In other words, Miami was daring Ohio State to throw the football. Combine that with the inability to hit open receivers in the drop back game and it led to OSU's first quarter struggles.

Adjustments, Adjustments

The Ohio State offensive coaching staff quickly adjusted, however. The first alteration was emphasizing more play-action passing over the drop back game.  This used Miami's aggressiveness against them and also seemed more comfortable to Miller.  The coaching staff took Miller out of the pocket, used play-action to hold the safeties, took away half the field, and gave Miller some simple reads and throws to get a rhythm established.

Note in the second example how Miami's safety attacks the line of scrimmage on the play fake, leaving not enough RedHawk defenders for the Buckeye receivers. Relatedly, OSU also employed sprint-out passing, a Meyer staple, which again seemed to fit Miller's comfort zone.  

OSU also altered the pre-snap looks they gave the RedHawks.  As Meyer discussed in his post-game press conference, the Buckeyes began working from trips.  This forced Miami out of the game they were playing with their safeties above, as one safety had to favor the three receiver side. OSU also had the TE/H-Back arc release around the end to block the safety on the backside of the zone read. Finally, OSU put the trips into the boundary, again precluding Miami from having their safeties attack the run game.  

We got a couple of formations later, the big one, where we kind of out-formationed them a little bit. It was a great sideline adjustment, halftime, we put all the players in a boundary. That was the 80 or 90 yard run, whatever he had.

Stoneburner was able to stalk block the remaining safety, and Miller was off to the races.

The Buckeyes also unveiled a QB counter-trey draw with Zach Boren as lead blocker from empty formations, again revealing Meyer's preference for power plays from spread formations.

OSU was thus able to quickly turn the tide by slightly altering their approach and employing constraint plays against an overaggressive defense. 


That said, OSU kept their offense fairly basic in their initial outing.  The overwhelming percentage of run plays were inside zone read.  Meyer runs the inside zone differently, having the tailback attack the center's backside leg.  The result is the play has more of a dive feel.

The run game was kept so basic that even Meyer staples such as counter-trey were used sparingly.  OSU also stuck to Meyer staples in the pass game, such as follow and H-T option, particularly on third down.  

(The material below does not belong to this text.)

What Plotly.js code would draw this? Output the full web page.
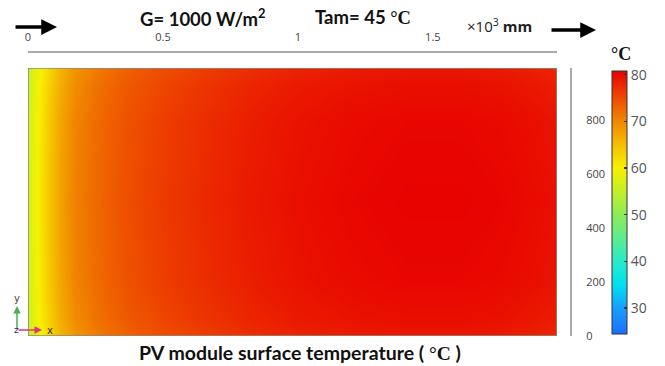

Meyer and Tom Herman's goal was likely to slowly build the offense in game conditions, allowing the Buckeyes to gain some comfort. But OSU has the potential to show a lot more from the playbook than what was run Saturday, even amongst their 'base' plays.  

Player Growth

Of course, perhaps no player's growth is more important than Braxton Miller's.  Miller's game demonstrated his talents, where he had grown, but also what he must continue to improve.  As discussed, Miller currently looks more comfortable running the football or on the move in play-action than he does in the drop back pass game. Miller continually made the correct read in the zone read game, a crucially important task for a QB in this system. Braxton's effectiveness in the drop-back passing game, though, was mixed, often stemming from his footwork. For example, below is follow on 3rd down.  Corey Brown comes open on the shallow cross route, but rather than pulling the trigger, Miller bails from the pocket after feeling some pressure.

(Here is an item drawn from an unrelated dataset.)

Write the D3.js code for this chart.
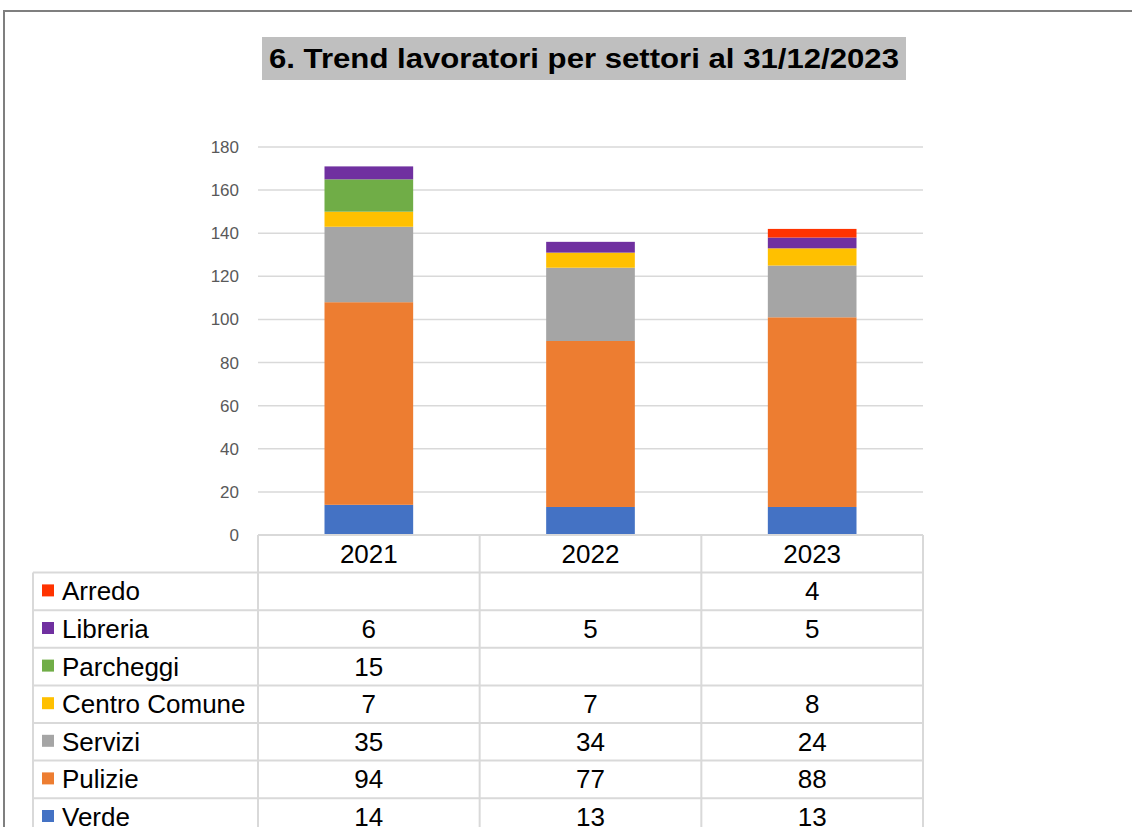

Yet you can also see Miller's development.  For instance, here the Buckeyes run a route combination of curl-flat with levels.  Miller reads a single-high safety and correctly works the curl-flat combination.  Unfortunately, Boren gets tripped up so Miller works back across the field.

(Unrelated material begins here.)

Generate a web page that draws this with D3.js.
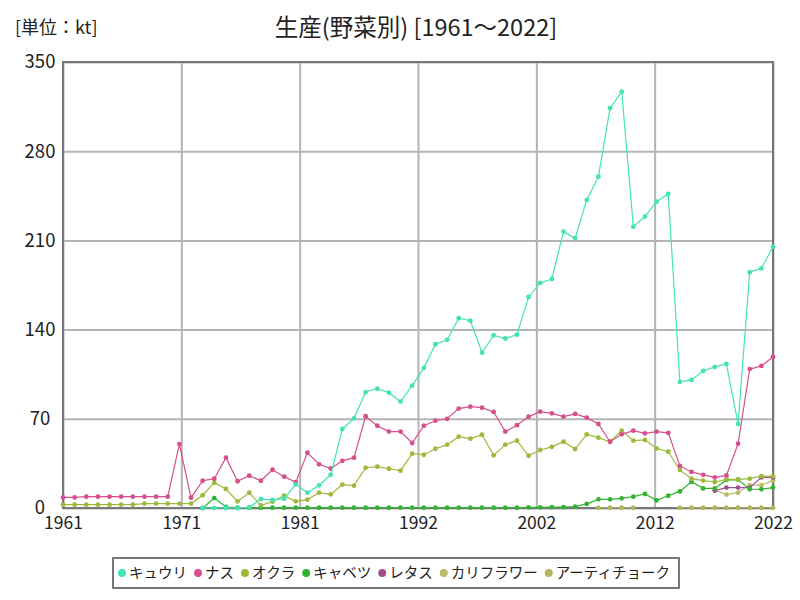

Nevertheless, the downfield pass game remains the weakest point of the OSU attack.  Expect defenses to continue to attack the Buckeyes like Miami did this week until Ohio State is able to consistently punish defenses for taking such an approach.

OSU as an offense had similar growing pains. Some of this was in communication. At times it was clear that not everyone got the correct signals in the no-huddle, leading to miscommunication. Other times it was simply inconsistent execution. Carlos Hyde is a good example of this.  Hyde ran hard and does a great job not taking contact straight on and getting yards after contact. On the other hand, he needs to exercise more patience and vision in hitting open holes. Yet he is also a young player who can greatly improve as he works on his vision.

The offensive line play was also a bright spot. This line is always going to be helped out by scheme in relation to previous Buckeye units through the use of option football, removing defenders who must be blocked. Nonetheless, the line performed very well for a relatively inexperienced unit. Miami stunted and twisted every passing down. The offensive line did a nice job of picking up the twists and generally controlled the line of scrimmage.  

As discussed, most negative plays were caused by Miami simply putting more defenders than OSU had blockers at the point of attack. Reid Fragel looked fairly comfortable pass blocking in his first real action at right tackle.  Miami continually tried to speed rush him but Fragel did a nice job moving his feet and riding the defender upfield. This has to be an encouraging performance for both Fragel and the coaching staff. 

In addition, though he did not have a highlight like Devin Smith's catch, Philly Brown's performance was very encouraging, both in the underneath pass game and in the backfield.  Brown plays a crucial role as the slot receiver in this offense where a dynamic playmaker is desired, particularly on third down as the receiver responsible for running the option and shallow crossing routes. He is the one player with the versatility to both do that and come in motion as a pitch option. His emergence as a primary threat is therefore a promising sign for OSU. 

As the old cliche goes, a team makes its biggest improvement between its first and second game. Given that OSU gained over 500 yards of offense, it demonstrates the potential upside as they fully implement the offense and clean up these fixable mistakes.